**WHAT TO WORK ON**:
Starting with the first line of the data below, copy each line up to and including the one containing "from matplotlib.patches import". Pictures stay out.

**SUPPLIED INFORMATION**:

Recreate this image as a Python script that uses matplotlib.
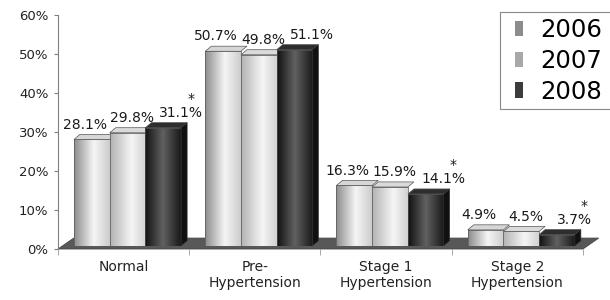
import numpy as np
import matplotlib.pyplot as plt
from matplotlib.patches import Polygon, Patch, Rectangle

# ------------------------------
# data
# ------------------------------
categories = ["Normal", "Pre-\nHypertension", "Stage 1\nHypertension", "Stage 2\nHypertension"]
years = ["2006", "2007", "2008"]
pct_2006 = [28.1, 50.7, 16.3, 4.9]
pct_2007 = [29.8, 49.8, 15.9, 4.5]
pct_2008 = [31.1, 51.1, 14.1, 3.7]
sig_2008 = [True, False, True, True]
yticks = [0, 10, 20, 30, 40, 50, 60]

series = [pct_2006, pct_2007, pct_2008]
stars = [[False] * 4, [False] * 4, sig_2008]

# ------------------------------
# style
# ------------------------------
shades = [
    ([0, 0.55, 1], [0.55, 0.96, 0.80]),
    ([0, 0.6, 1], [0.70, 0.96, 0.82]),
    ([0, 0.5, 1], [0.07, 0.38, 0.10]),
]
cap_cols = ["#d6d6d6", "#dadada", "#2e2e2e"]
leg_cols = ["#8c8c8c", "#a8a8a8", "#3c3c3c"]
lab_off = [-0.294, 0.064, 0.437]

bw = 0.272      # front face width
dx, dy = 0.046, 1.3   # fake depth
y0 = 0.8

fig = plt.figure(figsize=(6.1, 3.0), dpi=100)
ax = fig.add_axes([58 / 610, 51 / 300, 547 / 610, 234 / 300])

# floor
floor = Polygon([(-0.5, 0), (3.5, 0), (3.62, 2.8), (-0.38, 2.8)],
                closed=True, facecolor="#585858", edgecolor="#444444",
                lw=0.6, clip_on=False, zorder=1)
ax.add_patch(floor)

# bars
for i in range(len(categories)):
    for j, vals in enumerate(series):
        v = vals[i]
        x0 = i - 0.5 + 0.122 + j * bw
        pos, lv = shades[j]
        g = np.interp(np.linspace(0, 1, 80), pos, lv)
        z = 2 + j
        ax.imshow(g[None, :], cmap="gray", vmin=0, vmax=1,
                  extent=(x0, x0 + bw, y0, v), aspect="auto",
                  interpolation="bilinear", zorder=z)
        ax.plot([x0, x0, x0 + bw, x0 + bw], [y0, v, v, y0],
                color="#555555", lw=0.5, zorder=z)
        # top face
        top = Polygon([(x0, v), (x0 + bw, v), (x0 + bw + dx, v + dy), (x0 + dx, v + dy)],
                      closed=True, facecolor=cap_cols[j], edgecolor="#555555",
                      lw=0.5, zorder=z)
        ax.add_patch(top)
        if j == len(series) - 1:
            side = Polygon([(x0 + bw, y0), (x0 + bw + dx, y0 + dy),
                            (x0 + bw + dx, v + dy), (x0 + bw, v)],
                           closed=True, facecolor="#111111", edgecolor="#333333",
                           lw=0.5, zorder=z)
            ax.add_patch(side)

        # value label
        lx = i + lab_off[j]
        ly = v + 3.8
        ax.text(lx, ly, f"{v:.1f}%", ha="center", va="center",
                fontsize=10, color="#1a1a1a", zorder=10)
        if stars[j][i]:
            ax.annotate("*", (lx, ly), xytext=(7, 10), textcoords="offset points",
                        ha="center", va="center", fontsize=10, color="#1a1a1a",
                        zorder=10)

# axes
ax.set_xlim(-0.5, 3.668)
ax.set_ylim(0, 60)

ax.set_yticks(yticks)
ax.set_yticklabels([f"{t}%" for t in yticks])
ax.tick_params(axis="y", length=3, color="#808080", labelsize=9.5,
               labelcolor="#222222", pad=4)

ax.set_xticks(range(len(categories)))
ax.set_xticklabels(categories)
ax.set_xticks([-0.5, 0.5, 1.5, 2.5, 3.5], minor=True)
ax.tick_params(axis="x", which="major", length=0, labelsize=10,
               labelcolor="#222222", pad=8)
ax.tick_params(axis="x", which="minor", length=4, color="#999999")

for s in ["top", "right", "bottom"]:
    ax.spines[s].set_visible(False)
ax.spines["left"].set_color("#808080")

# legend (frame drawn by hand, runs off the right edge)
frame = Rectangle((500 / 610, 1 - 109 / 300), 120 / 610, 97 / 300,
                  transform=fig.transFigure, facecolor="white",
                  edgecolor="#888888", lw=0.8, zorder=5)
fig.patches.append(frame)
handles = [Patch(facecolor=c, edgecolor="none") for c in leg_cols]
leg = fig.legend(handles, years, loc="upper left",
                 bbox_to_anchor=(515 / 610, 1 - 18 / 300),
                 fontsize=17.5, frameon=False,
                 handlelength=0.33, handleheight=0.58, handletextpad=0.7,
                 labelspacing=0.28, borderpad=0, borderaxespad=0)
leg.set_zorder(6)

fig.savefig("out.png", dpi=100, facecolor="white")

**FINAL ANSWER**:
Recreate this image as a Python script that uses matplotlib.
import numpy as np
import matplotlib.pyplot as plt
from matplotlib.patches import Polygon, Patch, Rectangle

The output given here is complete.